Institutions are also well-positioned to shape the values of individuals which comprise them, for better and for worse. Knowing which groups to take part in is vital to the development of personal identity. We may not have a choice in our membership in certain institutions, like the U.S. government or one’s family, but having insight into the principles which compose those institutions can help us manage our forced responsibilities. This insight is critical for those institutions which we join voluntarily, such as workplaces, volunteer organizations, and universities. It is within my power to choose whether I work at Palantir or the ACLU. The liberal arts allow me to critically consider the values which I hold in relation to the values of those institutions, and whether joining one would be favorable or inimical to my principles.

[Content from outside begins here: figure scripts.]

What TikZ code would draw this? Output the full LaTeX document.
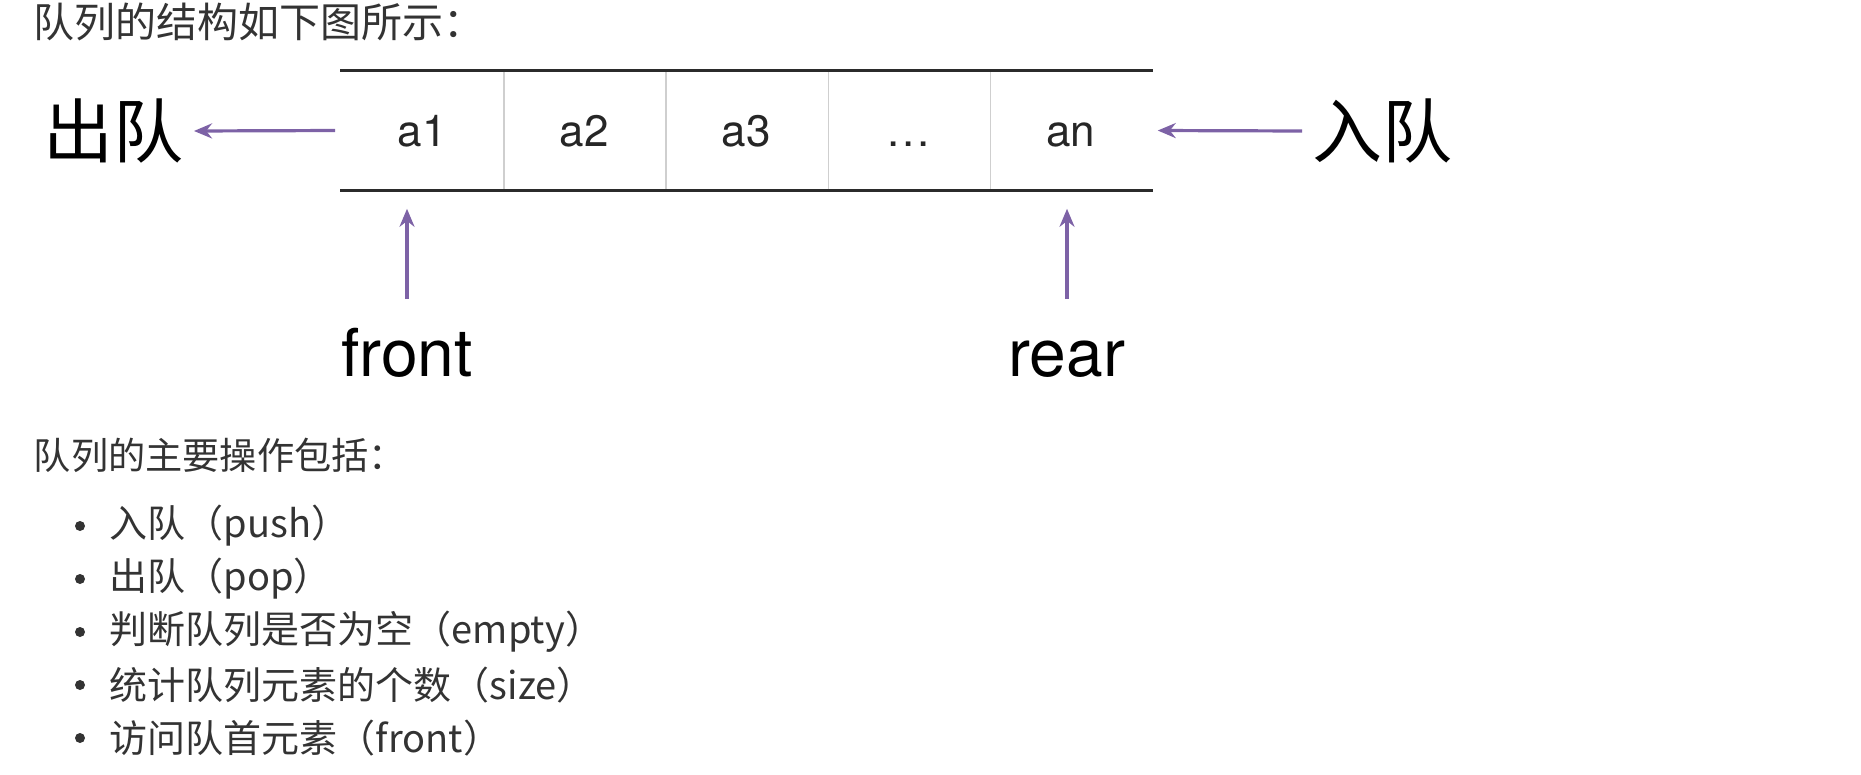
\documentclass[tikz,border=0pt]{standalone}
\usepackage{fontspec}
\setmainfont{TeX Gyre Heros}
\newfontfamily\cjk{Noto Sans CJK SC}
\usetikzlibrary{arrows.meta}
\definecolor{qpurple}{HTML}{7D62A6}
\definecolor{qtext}{HTML}{333333}
\definecolor{qrule}{HTML}{2B2B2B}
\definecolor{qgrid}{HTML}{CFCFCF}

\begin{document}
\begin{tikzpicture}[
            x = 0.5pt, y = -0.5pt, % one unit = one screen pixel
            > = {Stealth[length=9pt, width=7.5pt]}, % arrow head style
            node distance = 81.1pt, % cell to cell
            thick % line style
        ]

        \tikzstyle{cell}=[
            minimum width = 81.1pt,
            minimum height = 59.5pt,
            inner sep = 0pt,
            text height = 16pt, text depth = 0pt,
            text = black!85,
            font = \fontsize{22pt}{25pt}\selectfont
        ]
        \tikzstyle{big}=[inner sep = 5pt, font = \cjk\fontsize{35pt}{40pt}\selectfont]
        \tikzstyle{ptr}=[inner sep = 2pt, text height = 24pt, text depth = 0pt,
            font = \fontsize{33pt}{38pt}\selectfont]
        \tikzstyle{body}=[inner sep = 0pt, anchor = west, text = qtext,
            font = \cjk\fontsize{19pt}{22pt}\selectfont]
        \tikzstyle{dot}=[circle, fill = qtext, inner sep = 0pt, minimum size = 5pt]
        \tikzstyle{qarrow}=[->, draw = qpurple, fill = qpurple, line width = 1.6pt]

        \useasboundingbox (0,0) rectangle (1861,775);

        \node[body, font = \cjk\fontsize{20.5pt}{24pt}\selectfont] (title) at (33,22) {队列的结构如下图所示：};

        % the queue
        \node[cell] (c1) at (422,130.5) {a1};
        \node[cell] (c2) [right of=c1] {a2};
        \node[cell] (c3) [right of=c2] {a3};
        \node[cell] (c4) [right of=c3] {.\kern1.5pt.\kern1.5pt.};
        \node[cell] (c5) [right of=c4] {an};

        \foreach \i in {1,...,4}
            \draw[qgrid, line width = 0.8pt] (c\i.north east) -- (c\i.south east);
        \draw[qrule, line width = 1.5pt] (c1.north west) -- (c5.north east);
        \draw[qrule, line width = 1.5pt] (c1.south west) -- (c5.south east);

        \node[big, anchor = east] (deq) at (194,131) {出队};
        \node[big, anchor = west] (enq) at (1302,131) {入队};
        \node[ptr, anchor = base] (front) at (407,376) {front};
        \node[ptr, anchor = base] (rear) at (1067,376) {rear};

        \draw[qarrow, shorten < = 2.5pt] (c1.west) -- (deq.east);
        \draw[qarrow, shorten > = 2.5pt] (enq.west) -- (c5.east);
        \draw[qarrow, shorten < = 12pt, shorten > = 9pt] (front.north) -- (front.north |- c1.south);
        \draw[qarrow, shorten < = 12pt, shorten > = 9pt] (rear.north) -- (rear.north |- c5.south);

        % operations
        \node[body, font = \cjk\fontsize{18.6pt}{22pt}\selectfont] (ops) at (33,455) {队列的主要操作包括：};
        \foreach \txt [count=\i, evaluate=\i as \yy using 473+53*\i] in
            {入队（push）, 出队（pop）, 判断队列是否为空（empty）, 统计队列元素的个数（size）, 访问队首元素（front）} {
            \node[dot] (d\i) at (80,\yy) {};
            \node[body] (op\i) at (109,\yy) {\txt};
        }

  \end{tikzpicture}
\end{document}
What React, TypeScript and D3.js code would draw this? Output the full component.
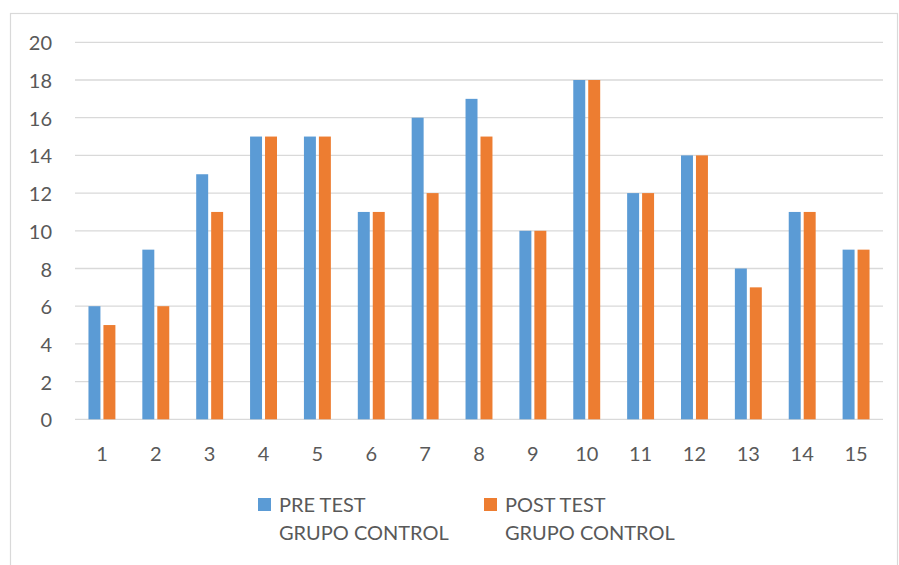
import React from "react";
import * as d3 from "d3";

const categories = ["1","2","3","4","5","6","7","8","9","10","11","12","13","14","15"];
const preTest = [6, 9, 13, 15, 15, 11, 16, 17, 10, 18, 12, 14, 8, 11, 9];
const postTest = [5, 6, 11, 15, 15, 11, 12, 15, 10, 18, 12, 14, 7, 11, 9];
const yTicks = [0, 2, 4, 6, 8, 10, 12, 14, 16, 18, 20];
const seriesNames = [["PRE TEST", "GRUPO CONTROL"], ["POST TEST", "GRUPO CONTROL"]];
const colors = ["#5B9BD5", "#ED7D31"];

const W = 899, H = 565;
const left = 75, right = 883, top = 42.3, bottom = 419.3;
const font = "Lato, 'Open Sans', sans-serif";
const textColor = "#595959";

export default function App() {
  const x = d3.scaleBand<string>().domain(categories).range([left, right]).paddingInner(0.5).paddingOuter(0.25);
  const inner = d3.scaleBand<string>().domain(["pre", "post"]).range([0, x.bandwidth()]).paddingInner(0.2);
  const y = d3.scaleLinear().domain([0, 20]).range([bottom, top]);
  const series = [preTest, postTest];
  const keys = ["pre", "post"];
  const legendX = [258, 484];

  return (
    <svg width={W} height={H} style={{ position: "absolute", left: 0, top: 0 }} xmlns="http://www.w3.org/2000/svg">
      <rect x={0} y={0} width={W} height={H} fill="#fff" />
      <rect x={10.5} y={13.5} width={887} height={600} fill="#fff" stroke="#d9d9d9" strokeWidth={1.2} />
      {yTicks.map((t) => (
        <g key={t}>
          <line x1={left} x2={right} y1={y(t)} y2={y(t)} stroke="#d9d9d9" strokeWidth={1.3} />
          <text x={52} y={y(t)} textAnchor="end" dominantBaseline="central" fontFamily={font} fontSize={20} fill={textColor}>{t}</text>
        </g>
      ))}
      {series.map((vals, si) =>
        vals.map((v, i) => (
          <rect key={si + "-" + i}
            x={(x(categories[i]) as number) + (inner(keys[si]) as number)}
            y={y(v)}
            width={inner.bandwidth()}
            height={y(0) - y(v)}
            fill={colors[si]} />
        ))
      )}
      {categories.map((c) => (
        <text key={c} x={(x(c) as number) + x.bandwidth() / 2} y={461} textAnchor="middle" fontFamily={font} fontSize={20} fill={textColor}>{c}</text>
      ))}
      {seriesNames.map((lines, si) => (
        <g key={si}>
          <rect x={legendX[si]} y={498} width={13} height={13} fill={colors[si]} />
          {lines.map((l, li) => (
            <text key={li} x={legendX[si] + 21} y={512 + li * 28} fontFamily={font} fontSize={20} fill={textColor}>{l}</text>
          ))}
        </g>
      ))}
    </svg>
  );
}
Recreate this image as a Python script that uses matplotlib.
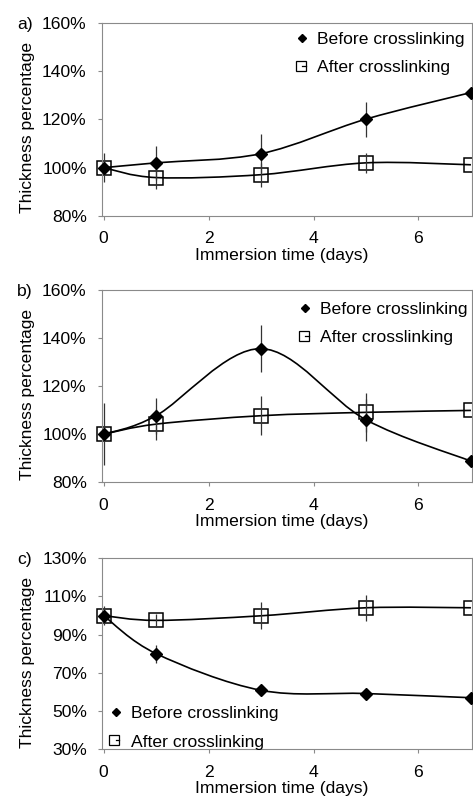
import numpy as np
import matplotlib
matplotlib.use("Agg")
import matplotlib.pyplot as plt
from matplotlib.path import Path
from matplotlib.patches import PathPatch
from matplotlib.lines import Line2D
from matplotlib.legend_handler import HandlerTuple
from matplotlib.ticker import FuncFormatter

plt.rcParams['font.family'] = ['Liberation Sans', 'DejaVu Sans']
plt.rcParams['font.size'] = 12.6

# --- data (thickness %, immersion days) ---
days = [0, 1, 3, 5, 7]

a_before = [100, 102.0, 105.8, 120.1, 131.1]
a_before_err = [6, 6.9, 8, 7.2, 0]
a_after = [100, 95.9, 97.1, 102.0, 101.2]
a_after_err = [3, 4.9, 5, 4.2, 0]

b_before = [100, 107.7, 135.6, 106.0, 88.8]
b_before_err = [13, 7.5, 9.7, 8.7, 0]
b_after = [100, 104.2, 107.7, 109.1, 109.9]
b_after_err = [3, 6.5, 8, 8, 0]

c_before = [100, 80.1, 60.9, 59.2, 57.0]
c_before_err = [5, 4.7, 1.5, 1.5, 0]
c_after = [100, 97.5, 99.9, 104.1, 104.1]
c_after_err = [3, 3.5, 7, 6.7, 0]

panel_labels = ['a)', 'b)', 'c)']
yticks_ab = [80, 100, 120, 140, 160]
yticks_c = [30, 50, 70, 90, 110, 130]
xticks = [0, 2, 4, 6]
legend_labels = ['Before crosslinking', 'After crosslinking']

spine_gray = '#8a8a8a'


def smooth_path(xs, ys):
    # Excel-like smoothed line: cubic Bezier through the points
    pts = np.column_stack([xs, ys]).astype(float)
    n = len(pts)
    verts = [pts[0]]
    codes = [Path.MOVETO]
    for i in range(n - 1):
        p0 = pts[i - 1] if i > 0 else pts[i]
        p1 = pts[i]
        p2 = pts[i + 1]
        p3 = pts[i + 2] if i + 2 < n else pts[i + 1]
        c1 = p1 + (p2 - p0) / 6.0
        c2 = p2 - (p3 - p1) / 6.0
        verts += [c1, c2, p2]
        codes += [Path.CURVE4] * 3
    return Path(verts, codes)


def draw_panel(ax, before, before_err, after, after_err, yticks, label, legend_anchor):
    for ys in (after, before):
        ax.add_patch(PathPatch(smooth_path(days, ys), fill=False,
                               edgecolor='black', lw=1.2, zorder=3))
    ax.plot(days, after, linestyle='none', marker='s', ms=9.5, mfc='white',
            mec='black', mew=1.1, zorder=2, clip_on=False)
    ax.errorbar(days, after, yerr=after_err, fmt='none', ecolor='#333333',
                elinewidth=0.9, capsize=0, zorder=4)
    ax.errorbar(days, before, yerr=before_err, fmt='none', ecolor='#333333',
                elinewidth=0.9, capsize=0, zorder=4)
    ax.plot(days, before, linestyle='none', marker='D', ms=6.5, color='black',
            zorder=5, clip_on=False)

    ax.set_xlim(-0.03, 7.02)
    ax.set_ylim(yticks[0], yticks[-1])
    ax.set_xticks(xticks)
    ax.set_yticks(yticks)
    ax.yaxis.set_major_formatter(FuncFormatter(lambda v, p: f'{v:.0f}%'))
    ax.tick_params(direction='out', length=3, width=0.8, color=spine_gray, pad=8)
    for s in ax.spines.values():
        s.set_color(spine_gray)
        s.set_linewidth(0.8)

    ax.set_xlabel('Immersion time (days)')
    ax.set_ylabel('Thickness percentage')
    ax.xaxis.set_label_coords(0.486, -0.165)
    ax.yaxis.set_label_coords(-0.181, 0.456)

    diamond = Line2D([], [], marker='D', ms=4.3, color='black', linestyle='none')
    square = Line2D([], [], marker='s', ms=6.8, mfc='white', mec='black', mew=0.9,
                    linestyle='none')
    dash = Line2D([], [], color='black', lw=0.9, linestyle='-')
    ax.legend([diamond, (square, dash)], legend_labels, loc='upper left',
              bbox_to_anchor=legend_anchor, frameon=False, handlelength=0.4,
              handletextpad=0.65, borderpad=0, borderaxespad=0, labelspacing=0.74,
              numpoints=1, handler_map={tuple: HandlerTuple(ndivide=None, pad=0)})

    pos = ax.get_position()
    ax.figure.text(17 / 473, pos.y1 - 1.5 / 798, label, ha='left', va='center')


fig = plt.figure(figsize=(4.73, 7.98), dpi=100)
left = 102 / 473
width = 370 / 473
H = 798.0
ax_a = fig.add_axes([left, 1 - 216 / H, width, (216 - 22.7) / H])
ax_b = fig.add_axes([left, 1 - 482.3 / H, width, (482.3 - 290) / H])
ax_c = fig.add_axes([left, 1 - 749.3 / H, width, (749.3 - 558.3) / H])

draw_panel(ax_a, a_before, a_before_err, a_after, a_after_err, yticks_ab,
           panel_labels[0], (0.532, 0.955))
draw_panel(ax_b, b_before, b_before_err, b_after, b_after_err, yticks_ab,
           panel_labels[1], (0.54, 0.94))
draw_panel(ax_c, c_before, c_before_err, c_after, c_after_err, yticks_c,
           panel_labels[2], (0.028, 0.226))

fig.savefig('out.png', dpi=100)
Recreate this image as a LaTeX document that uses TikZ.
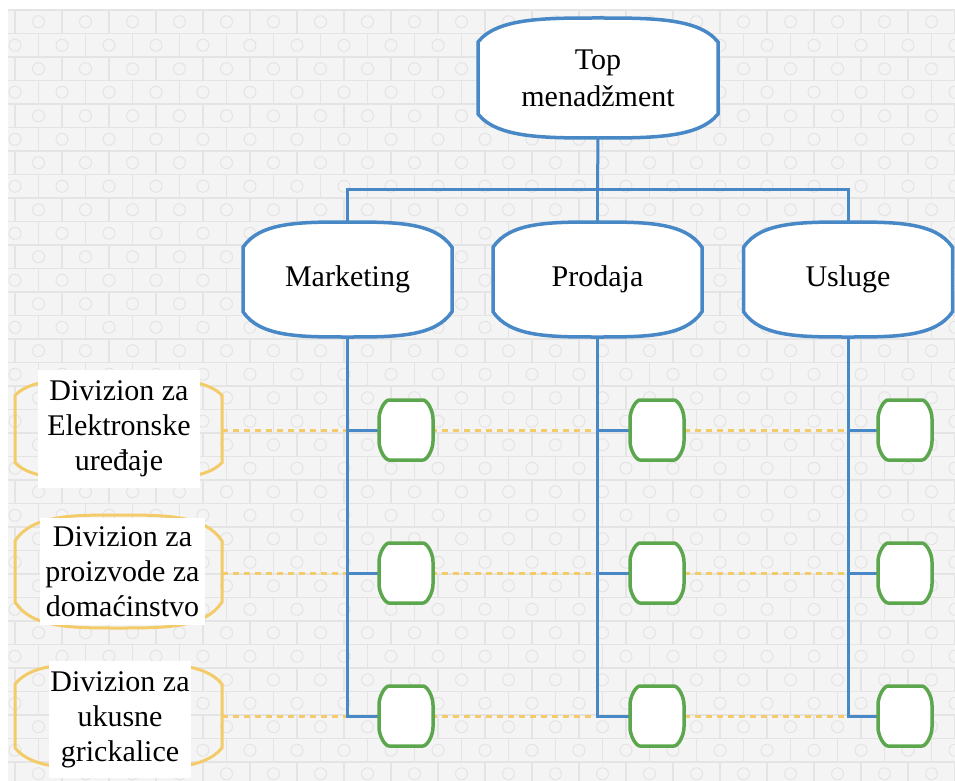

The virtue of a democracy is defined by the virtue of its institutions and the citizens that comprise them. No democracy survives when its citizens pursue ends indifferent or antithetical to the survival of their constitution. Political violence is contrary to the fundamental principles which hold our nation together, and poses an existential threat to the American experiment. The moral intuition, connection to tradition, and respect for institutions which the study of the liberal arts confers are thus beneficial in two respects. They are, on the one hand, a powerful tool of the individual to interrogate their goals in life. On the other, these three values are critical components of virtuous citizenship. Despite this, it seems a common thread of the last decade that the liberal arts, and humanities more generally, are ‘under threat,’ and that their worth must be consistently proven to the public and the elite alike. Equally, data shows that younger generations value democracy less than their predecessors. Hence why I call this a ‘stump speech’; it is simply another pitched battle on a long and arduous political campaign. I believe that it is a campaign aimed squarely at the pursuit of the good life.We all want to know who we are and what we stand for. Sempre aude. Dare to know.